What needs to be done:
Restate the material word for word and leave out anything that is a picture.

Available data:
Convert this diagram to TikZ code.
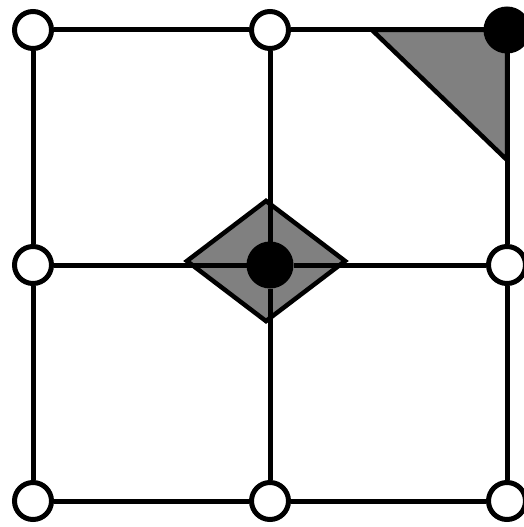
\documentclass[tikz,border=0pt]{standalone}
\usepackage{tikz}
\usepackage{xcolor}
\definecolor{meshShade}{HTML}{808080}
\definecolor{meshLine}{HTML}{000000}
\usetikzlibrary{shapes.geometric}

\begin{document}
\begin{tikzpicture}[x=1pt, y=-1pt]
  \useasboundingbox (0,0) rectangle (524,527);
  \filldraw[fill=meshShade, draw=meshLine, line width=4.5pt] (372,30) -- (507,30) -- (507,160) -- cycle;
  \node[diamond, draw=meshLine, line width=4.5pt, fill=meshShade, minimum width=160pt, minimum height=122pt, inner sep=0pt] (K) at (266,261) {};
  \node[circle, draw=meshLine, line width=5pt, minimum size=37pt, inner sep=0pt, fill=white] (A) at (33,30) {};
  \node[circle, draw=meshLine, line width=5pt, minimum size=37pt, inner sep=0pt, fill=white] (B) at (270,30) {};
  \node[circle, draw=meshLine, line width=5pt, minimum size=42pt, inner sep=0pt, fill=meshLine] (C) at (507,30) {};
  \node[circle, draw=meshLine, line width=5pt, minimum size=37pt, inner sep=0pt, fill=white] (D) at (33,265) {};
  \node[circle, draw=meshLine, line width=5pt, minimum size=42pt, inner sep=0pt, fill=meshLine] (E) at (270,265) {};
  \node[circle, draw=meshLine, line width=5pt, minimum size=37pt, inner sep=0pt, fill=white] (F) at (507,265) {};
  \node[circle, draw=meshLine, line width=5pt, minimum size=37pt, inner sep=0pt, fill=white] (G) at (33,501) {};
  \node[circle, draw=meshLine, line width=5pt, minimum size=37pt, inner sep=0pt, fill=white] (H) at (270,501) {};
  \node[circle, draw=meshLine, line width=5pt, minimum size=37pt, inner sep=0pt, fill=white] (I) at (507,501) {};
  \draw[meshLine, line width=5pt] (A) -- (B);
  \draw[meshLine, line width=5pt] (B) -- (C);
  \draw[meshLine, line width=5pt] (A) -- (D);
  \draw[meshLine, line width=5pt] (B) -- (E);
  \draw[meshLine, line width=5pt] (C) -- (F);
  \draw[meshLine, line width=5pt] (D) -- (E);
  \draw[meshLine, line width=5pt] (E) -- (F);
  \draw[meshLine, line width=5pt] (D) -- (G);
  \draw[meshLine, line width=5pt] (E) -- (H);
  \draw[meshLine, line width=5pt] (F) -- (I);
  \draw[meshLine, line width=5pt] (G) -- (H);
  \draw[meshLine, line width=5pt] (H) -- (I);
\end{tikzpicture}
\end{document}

Written answer:
Convert this diagram to TikZ code.
\documentclass[tikz,border=0pt]{standalone}
\usepackage{tikz}
\usepackage{xcolor}
\definecolor{meshShade}{HTML}{808080}
\definecolor{meshLine}{HTML}{000000}
\usetikzlibrary{shapes.geometric}

\begin{document}
\begin{tikzpicture}[x=1pt, y=-1pt]
  \useasboundingbox (0,0) rectangle (524,527);
  \filldraw[fill=meshShade, draw=meshLine, line width=4.5pt] (372,30) -- (507,30) -- (507,160) -- cycle;
  \node[diamond, draw=meshLine, line width=4.5pt, fill=meshShade, minimum width=160pt, minimum height=122pt, inner sep=0pt] (K) at (266,261) {};
  \node[circle, draw=meshLine, line width=5pt, minimum size=37pt, inner sep=0pt, fill=white] (A) at (33,30) {};
  \node[circle, draw=meshLine, line width=5pt, minimum size=37pt, inner sep=0pt, fill=white] (B) at (270,30) {};
  \node[circle, draw=meshLine, line width=5pt, minimum size=42pt, inner sep=0pt, fill=meshLine] (C) at (507,30) {};
  \node[circle, draw=meshLine, line width=5pt, minimum size=37pt, inner sep=0pt, fill=white] (D) at (33,265) {};
  \node[circle, draw=meshLine, line width=5pt, minimum size=42pt, inner sep=0pt, fill=meshLine] (E) at (270,265) {};
  \node[circle, draw=meshLine, line width=5pt, minimum size=37pt, inner sep=0pt, fill=white] (F) at (507,265) {};
  \node[circle, draw=meshLine, line width=5pt, minimum size=37pt, inner sep=0pt, fill=white] (G) at (33,501) {};
  \node[circle, draw=meshLine, line width=5pt, minimum size=37pt, inner sep=0pt, fill=white] (H) at (270,501) {};
  \node[circle, draw=meshLine, line width=5pt, minimum size=37pt, inner sep=0pt, fill=white] (I) at (507,501) {};
  \draw[meshLine, line width=5pt] (A) -- (B);
  \draw[meshLine, line width=5pt] (B) -- (C);
  \draw[meshLine, line width=5pt] (A) -- (D);
  \draw[meshLine, line width=5pt] (B) -- (E);
  \draw[meshLine, line width=5pt] (C) -- (F);
  \draw[meshLine, line width=5pt] (D) -- (E);
  \draw[meshLine, line width=5pt] (E) -- (F);
  \draw[meshLine, line width=5pt] (D) -- (G);
  \draw[meshLine, line width=5pt] (E) -- (H);
  \draw[meshLine, line width=5pt] (F) -- (I);
  \draw[meshLine, line width=5pt] (G) -- (H);
  \draw[meshLine, line width=5pt] (H) -- (I);
\end{tikzpicture}
\end{document}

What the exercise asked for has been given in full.